There’s a story in Money Mail today that is interesting for a number of reasons. In a nutshell, Mr Price, a pensioner aged 89 and living in a care home was visited by his Barclay Bank “financial adviser”. Mr Price was concerned about the rising cost of care fees, and wanted to ensure they could be paid. Barclays set up a portfolio for him using just two funds (according to the Mail) both of which performed badly, although it has to be said that the timing of the investment and economic crisis clearly did not help. The Mail reports that he won £200,000 for the mis-selling by Barclays, who the Mail persuaded to reverse their previous decision that the advice was sound.
I have every sympathy for Mr Price who was clearly not informed of the risks of investing, but there are some other interesting points to this story.
1.The Mail’s headline implies that Mr Price received a £200,000 settlement. In fact, he received his original investment (£200,000) plus interest, less income taken and less the remaining value of the investment. In other words Barclays returned him to his original position. I dare say that creative headline “journalism” could learn a lesson or two as well as Barclays! Indeed inaccurate reporting does not aid stress reduction. One could view the power of the media to alter the outcome of a deliberated decision in various ways.
2.The “adviser” at Barclays, if the story is in any way accurate, would have been very foolish to split a £200,000 between just two funds (irrespective of which ones). A proper assessment of Mr Price’s attitude towards risk seems to be completely lacking, let alone the implementation of a sensible portfolio.
3.The adviser must have been under significant pressure to even consider investing Mr Price’s entire life savings, although I suspect the story lacks rather vital detail – the idea of someone aged 89 investing all of their money in the stock market is plainly folly. This is exactly the point that IFAs have been arguing for some time, where the FSA appear to take a far more punitive approach to IFAs rather than the “advisers” at Banks.
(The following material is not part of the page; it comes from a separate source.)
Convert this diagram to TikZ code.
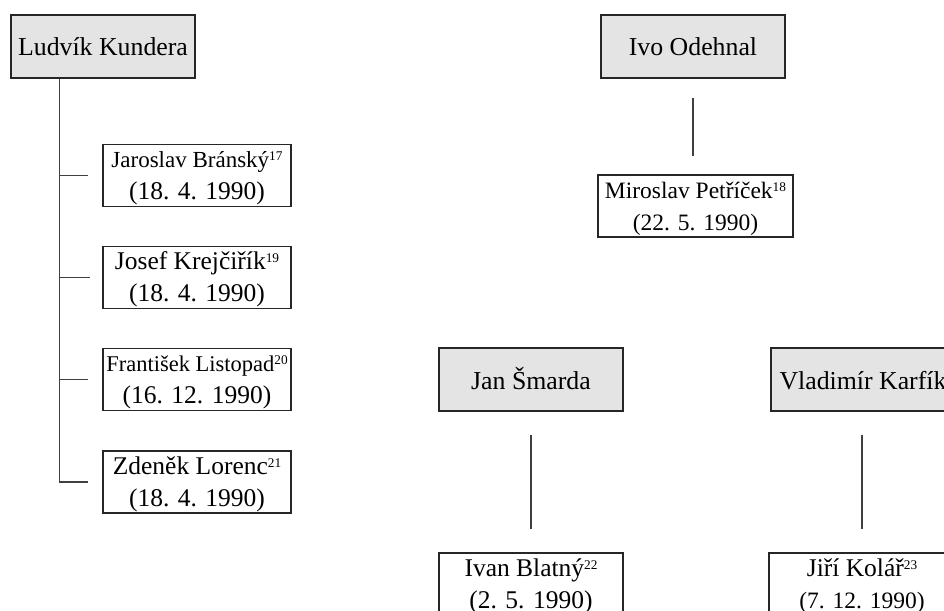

4.I doubt the “adviser” calculated the income required for the fees and what was already available, merely seeing the opportunity to invest funds and received a fairly significant commission on £200,000. So probably no financial planning was done, though I admit this is pure speculation on my part.
5.Barclays appear to have thought, however momentarily, that investing Mr Price’s £200,000 in this way was perfectly acceptable. It certainly isn’t.
6.Mr Price’s portfolio fell by nearly 40% – pretty much like most stockmarkets. It has recovered mildly since then but neither the Mail, Barclays or Mr Price have really paid heed to the reality of investing, and the need to take a long-term view. This is plainly Barclay’s fault for failing to properly advise Mr Price of this important factor. The reality is that stockmarkets, property, interest rates and virtually all types of asset have fallen in value following the credit crunch, which affects everyone.
7.The FSA, IFAP and IFAs in general continue to fail to communicate the message that getting independent advice is far superior than going to your Bank. The assumption that a Bank, who “look after” your cash, has the ability or wisdom to provide advice about what to do with your money is grossly misplaced. This merely proves that Banks profit from inertia and a false understanding of trust.
8.I also note that family members are no more qualified to understand investments or provide reassurance when it comes to financial planning. Unfortunately Mr Price was accompanied by his son, who was no apparently more able to understand the products or risk involved.
The main lessons from my perspective are clear.
•Avoid pressurised salesmen
•Seek independent, preferably fee based advice
•Don’t put all your eggs in one basket (in this case 2 funds)
•Don’t believe the headline figures (from investment companies or newspapers)
•Work out what you need, investment risk could have and almost certainly should have been avoided entirely by someone aged 89 living in a residential care home.
•Please, please, please, please forget getting advice from a Bank, this is not 1950!